**Dataset content**.
====================

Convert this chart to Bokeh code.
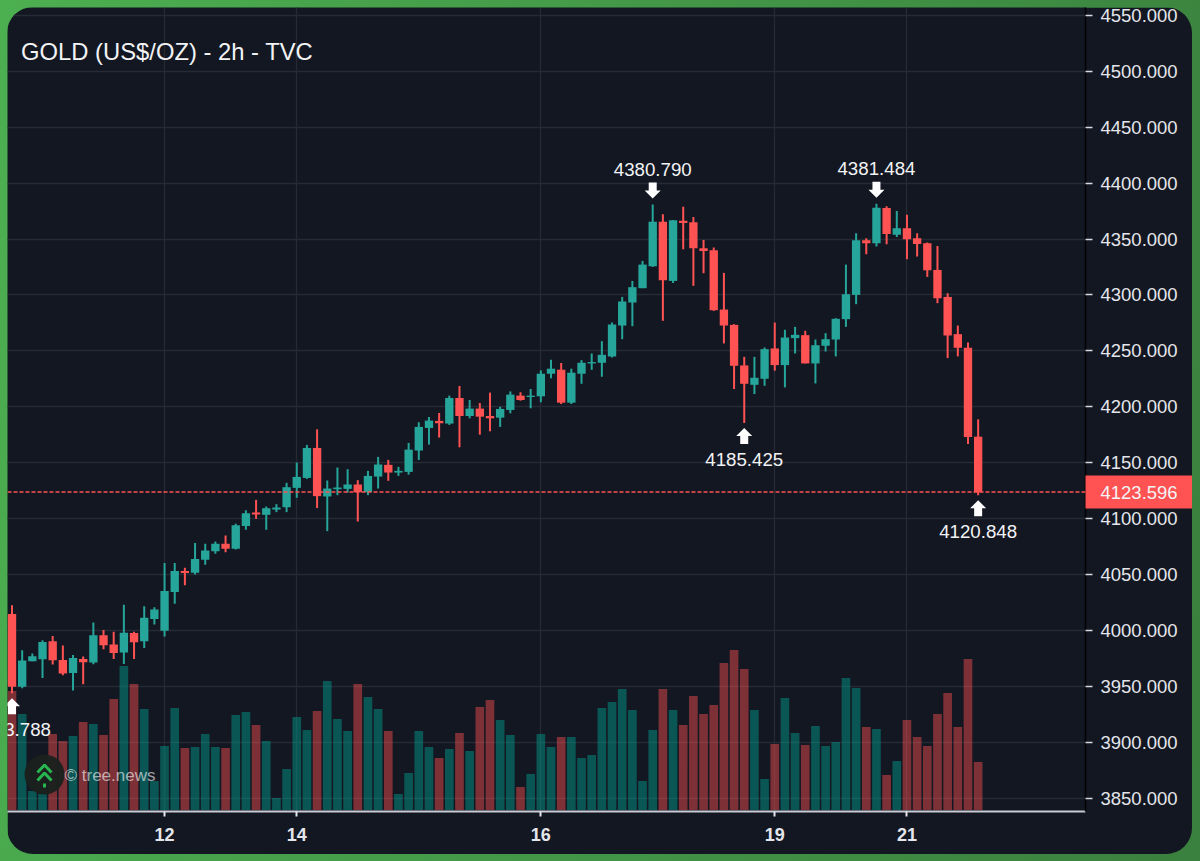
from bokeh.plotting import figure
from bokeh.embed import file_html
from bokeh.resources import INLINE
from bokeh.core.properties import value
from bokeh.models import (Range1d, FixedTicker, PrintfTickFormatter, Span,
                          Label, ColumnDataSource)

open_ = [4014.6,3949.4,3972.3,3974.1,3990.2,3973.5,3961.9,3974.4,3971.1,3995.6,3987.2,3980.1,3997.6,3990.2,4010.1,3999.7,
         4034.3,4053,4051.5,4063.1,4070.8,4077.4,4072.9,4093.2,4105.4,4103.3,4108,4110.1,4127.4,4136.3,4163.1,4119.7,
         4126.2,4126.5,4130.4,4123.5,4137.5,4148,4141.1,4141.7,4160.8,4181,4187.3,4184.9,4207.8,4191.7,4198.3,4191.7,
         4190.2,4197.1,4209.9,4208.7,4209.3,4229.5,4233.1,4203.6,4229.5,4238.7,4239.3,4244.9,4272.6,4293.2,4306,4325.6,
         4365.5,4312.5,4366.4,4364.9,4341.7,4339.9,4286.9,4273.2,4236.9,4219.6,4225,4252.1,4237.2,4261.3,4264,4238.7,
         4254.5,4260.1,4278.3,4300,4348.8,4346.2,4377.7,4353.9,4359.6,4350.6,4346.2,4322.3,4298.2,4264.9,4252.7,4173.2]
high = [4022.3,3982.2,3979.2,3991.1,3995,3986.3,3978,3976.5,4006.9,4000.3,3998.8,4022.9,3998.8,4021.5,4020.6,4060.2,
        4060.2,4056,4078,4077.4,4079.5,4084.8,4095.2,4107.4,4116.7,4110.7,4112.8,4131.9,4150,4165.8,4179.8,4134,
        4145.6,4144.1,4134.3,4142.6,4155.1,4152.4,4146.2,4167.6,4186.1,4190.8,4194.4,4209.9,4218.5,4206,4203.3,4212.6,
        4200,4213.7,4212.9,4215.8,4232.5,4242,4239.1,4234,4241.7,4247.6,4258.6,4275.3,4298.2,4312.5,4330.4,4380.8,
        4372.1,4366.7,4378.9,4369.7,4349.1,4342.3,4319.7,4273.8,4244.6,4244.6,4253,4275.3,4268.8,4271.4,4267.9,4260.1,
        4265.8,4279.2,4327.1,4355.1,4350.6,4381.5,4379.2,4375,4371.8,4355.1,4346.8,4343.8,4301.5,4272.6,4257.4,4188.7]
low = [3943.8,3948.2,3972.3,3957.4,3969.4,3959.8,3946.1,3951.8,3969.7,3983.1,3974.4,3969.9,3974.4,3984.2,4005.1,3994.4,
       4023.8,4040.2,4050,4058.6,4068.4,4069.9,4072.3,4089.9,4099.7,4089.9,4105.7,4105.7,4118.5,4135.4,4109.3,4088.7,
       4120.9,4123.2,4097.3,4120.9,4126.8,4133.7,4138.1,4139.3,4152.4,4166.1,4172.4,4183.7,4163.7,4189.6,4175,4178,
       4181.9,4194.1,4205.4,4198.6,4203.9,4225.4,4202.4,4202.4,4220.5,4233,4226.8,4244,4260.4,4272,4306,4325,
       4276.8,4310.7,4340.8,4308.1,4319.4,4285.7,4256.6,4215.8,4185.4,4211.3,4218.7,4232.2,4217.3,4247.6,4238.7,4220.8,
       4249.4,4245,4271.4,4291.7,4336.3,4343.2,4345.3,4351.8,4331.9,4334.3,4316.1,4292.6,4243.5,4245,4166.6,4120.8]
close = [3949.4,3972.9,3976.8,3989.6,3973.2,3961.3,3975.3,3971.4,3995.6,3986.6,3979.8,3997.9,3989.3,4011.3,4018.5,4035.1,
         4053,4051.2,4063.7,4071.4,4077.4,4072.9,4094,4104.8,4103.6,4109.2,4109.8,4128,4137.2,4163.1,4120,4126.8,
         4127.7,4130.4,4123.5,4138.1,4148.3,4141.1,4142.6,4161.6,4181.9,4187.6,4185.2,4207.8,4191.7,4198.3,4191.1,4189.6,
         4198,4210.8,4206,4209.9,4229.5,4234,4203.6,4230.4,4239.3,4239.9,4246.4,4273.5,4294.1,4306.9,4327.1,4365.5,
         4313.1,4366.7,4364.3,4341.7,4339.3,4286.3,4272.6,4236.6,4220.5,4225.9,4251.5,4237.2,4261.9,4264.3,4238.7,4255,
         4260.4,4278.6,4300.6,4348.8,4346.2,4378,4354.5,4359.6,4349.7,4345.6,4322,4297,4263.7,4252.7,4172.9,4123.5]
volume = [119,96,19,16,76,69,74,88,86,75,111,144,126,101,29,64,
          102,62,63,76,63,62,95,98,85,69,12,41,93,80,99,129,
          91,79,126,113,101,79,16,37,79,63,52,61,77,59,103,110,
          90,75,23,36,76,63,73,73,52,55,102,108,121,100,29,80,
          121,100,85,114,96,105,147,160,141,100,31,66,112,77,65,84,
          64,68,132,122,83,81,35,49,90,73,64,96,117,83,151,48]

x_tick_positions = [15, 28, 52, 75, 88]
x_tick_labels = ["12", "14", "16", "19", "21"]
y_grid_ticks = list(range(3850, 4551, 50))
last_price = 4123.596
last_price_text = "4123.596"
title_text = "GOLD (US$/OZ) - 2h - TVC"
peaks = [(63, 4380.790, "4380.790"), (85, 4381.484, "4381.484")]
troughs = [(0, 3943.788, "3943.788"), (72, 4185.425, "4185.425"), (95, 4120.848, "4120.848")]

UP, DOWN = "#26a69a", "#ff5252"
BG, GRID, TXT = "#131722", "#262a35", "#e4e6eb"

# pixel helpers for decorations only (page pixels -> axis units)
PX_X, PX_Y = 10.17, 1.118
def X(px): return (px - 11.5) / PX_X
def Y(py): return 3850 + (797.5 - py) / PX_Y

p = figure(frame_width=1078, frame_height=804, output_backend="svg", toolbar_location=None,
           x_range=Range1d(X(7), X(1085)), y_range=Range1d(Y(811), Y(7)),
           y_axis_location="right", min_border_left=0, min_border_top=0,
           min_border_right=107, min_border_bottom=43,
           background_fill_color=BG, border_fill_color=BG, outline_line_color=None)
p.styles = {"border-radius": "26px", "overflow": "hidden", "width": "1185px", "height": "847px"}
p.extra_y_ranges = {"vol": Range1d(-1.5, 802.5)}

idx = list(range(len(open_)))
colors = [UP if c >= o else DOWN for o, c in zip(open_, close)]
vol_colors = ["#009688" if c >= o else DOWN for o, c in zip(open_, close)]
vol_alpha = [0.5 if c >= o else 0.45 for o, c in zip(open_, close)]
src = ColumnDataSource(dict(x=idx, open=open_, high=high, low=low, close=close, volume=volume,
                            top=[max(o, c) for o, c in zip(open_, close)],
                            bottom=[min(o, c) for o, c in zip(open_, close)],
                            color=colors, vcolor=vol_colors, valpha=vol_alpha))

p.vbar(x="x", top="volume", bottom=0, width=0.85, fill_color="vcolor", fill_alpha="valpha",
       line_color=None, source=src, y_range_name="vol")
p.segment(x0="x", x1="x", y0="low", y1="high", line_color="color", line_width=2, source=src)
p.vbar(x="x", top="top", bottom="bottom", width=0.82, fill_color="color", line_color=None, source=src)

# axes
xa = p.xaxis[0]
xa.ticker = FixedTicker(ticks=x_tick_positions)
xa.major_label_overrides = dict(zip(x_tick_positions, x_tick_labels))
xa.major_label_text_font = "Liberation Sans"
xa.major_label_text_font_style = "bold"
xa.major_label_text_font_size = "18px"
xa.major_label_text_color = TXT
xa.major_label_standoff = 11
xa.axis_line_color = "#c9ccd4"
xa.axis_line_width = 2
xa.major_tick_line_color = "#e4e6eb"
xa.major_tick_line_width = 2
xa.major_tick_out = 5
xa.major_tick_in = 0
xa.minor_tick_line_color = None

ya = p.yaxis[0]
ya.ticker = FixedTicker(ticks=y_grid_ticks)
ya.formatter = PrintfTickFormatter(format="%.3f")
ya.major_label_text_font = "Liberation Sans"
ya.major_label_text_font_size = "18.5px"
ya.major_label_text_color = TXT
ya.major_label_standoff = 8
ya.axis_line_color = "#000000"
ya.axis_line_width = 1.5
ya.major_tick_line_color = "#d8dae0"
ya.major_tick_line_width = 1.5
ya.major_tick_out = 7
ya.major_tick_in = 0
ya.minor_tick_line_color = None

p.xgrid.grid_line_color = GRID
p.ygrid.grid_line_color = GRID
p.xgrid.grid_line_width = 1.3
p.ygrid.grid_line_width = 1.3

# last price line and box
p.add_layout(Span(location=last_price, dimension="width", line_color=DOWN, line_width=1.5, line_dash="4 2"))
p.add_layout(Label(x=1078, x_units="canvas", y=last_price, text=last_price_text, text_font="Liberation Sans",
                   text_font_size="18.5px", text_color="#f2f3f5", text_baseline="middle", text_align="left",
                   background_fill_color=DOWN, background_fill_alpha=1,
                   padding=(15, 15, 10, 10)), "right")

# extreme markers: block arrows and labels
def arrow(ix, tip, down):
    s = 1 if down else -1
    xc = ix
    hw, sw = 8 / PX_X, 4 / PX_X
    hh, total = 8 / PX_Y, 16 / PX_Y
    xs = [xc, xc + hw, xc + sw, xc + sw, xc - sw, xc - sw, xc - hw]
    ys = [tip, tip + s * hh, tip + s * hh, tip + s * total, tip + s * total, tip + s * hh, tip + s * hh]
    return xs, ys

ax, ay = [], []
for ix, price, _ in peaks:
    a, b = arrow(ix, price + 6 / PX_Y, True)
    ax.append(a); ay.append(b)
for ix, price, _ in troughs:
    a, b = arrow(ix, price - 5 / PX_Y, False)
    ax.append(a); ay.append(b)
p.patches(ax, ay, fill_color="#ffffff", line_color=None)

p.text(x=[t[0] for t in peaks], y=[t[1] + 35 / PX_Y for t in peaks], text=[t[2] for t in peaks],
       text_font=value("Liberation Sans"), text_font_size="18.7px", text_color="#f2f3f5",
       text_align="center", text_baseline="middle")
p.text(x=[t[0] for t in troughs], y=[t[1] - 36.5 / PX_Y for t in troughs], text=[t[2] for t in troughs],
       text_font=value("Liberation Sans"), text_font_size="18.7px", text_color="#f2f3f5",
       text_align="center", text_baseline="middle")

# title
p.add_layout(Label(x=X(20.5), y=Y(50.5), text=title_text, text_font="Liberation Sans", text_font_size="23.8px",
                   text_color="#f2f3f5", text_baseline="middle", text_align="left"))

# watermark
p.scatter([X(44)], [Y(774)], marker="circle", size=40, fill_color="#1a211e", line_color=None, fill_alpha=0.95)
p.multi_line([[X(37), X(44), X(51)], [X(37), X(44), X(51)]],
             [[Y(772), Y(764.5), Y(772)], [Y(780), Y(772.5), Y(780)]],
             line_color="#27b552", line_width=3)
p.rect([X(44)], [Y(785)], width=3 / PX_X, height=4 / PX_Y, fill_color="#27b552", line_color=None)
p.add_layout(Label(x=X(64), y=Y(775), text="© tree.news", text_font="Liberation Sans", text_font_size="17px",
                   text_color="#ffffff", text_alpha=0.6, text_baseline="middle", text_align="left"))

html = file_html(p, INLINE)
html = html.replace("</head>", "<style>html,body{margin:0;height:100%;overflow:hidden;"
                    "background:linear-gradient(100deg,#4caf50,#3a803e);}body{padding:7px;box-sizing:border-box;}</style></head>")
open("out.html", "w").write(html)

====================

**The problem**. Without the pictures, return the listing above from its first line through the line that has "Label, ColumnDataSource)".

**Task result**.
Convert this chart to Bokeh code.
from bokeh.plotting import figure
from bokeh.embed import file_html
from bokeh.resources import INLINE
from bokeh.core.properties import value
from bokeh.models import (Range1d, FixedTicker, PrintfTickFormatter, Span,
                          Label, ColumnDataSource)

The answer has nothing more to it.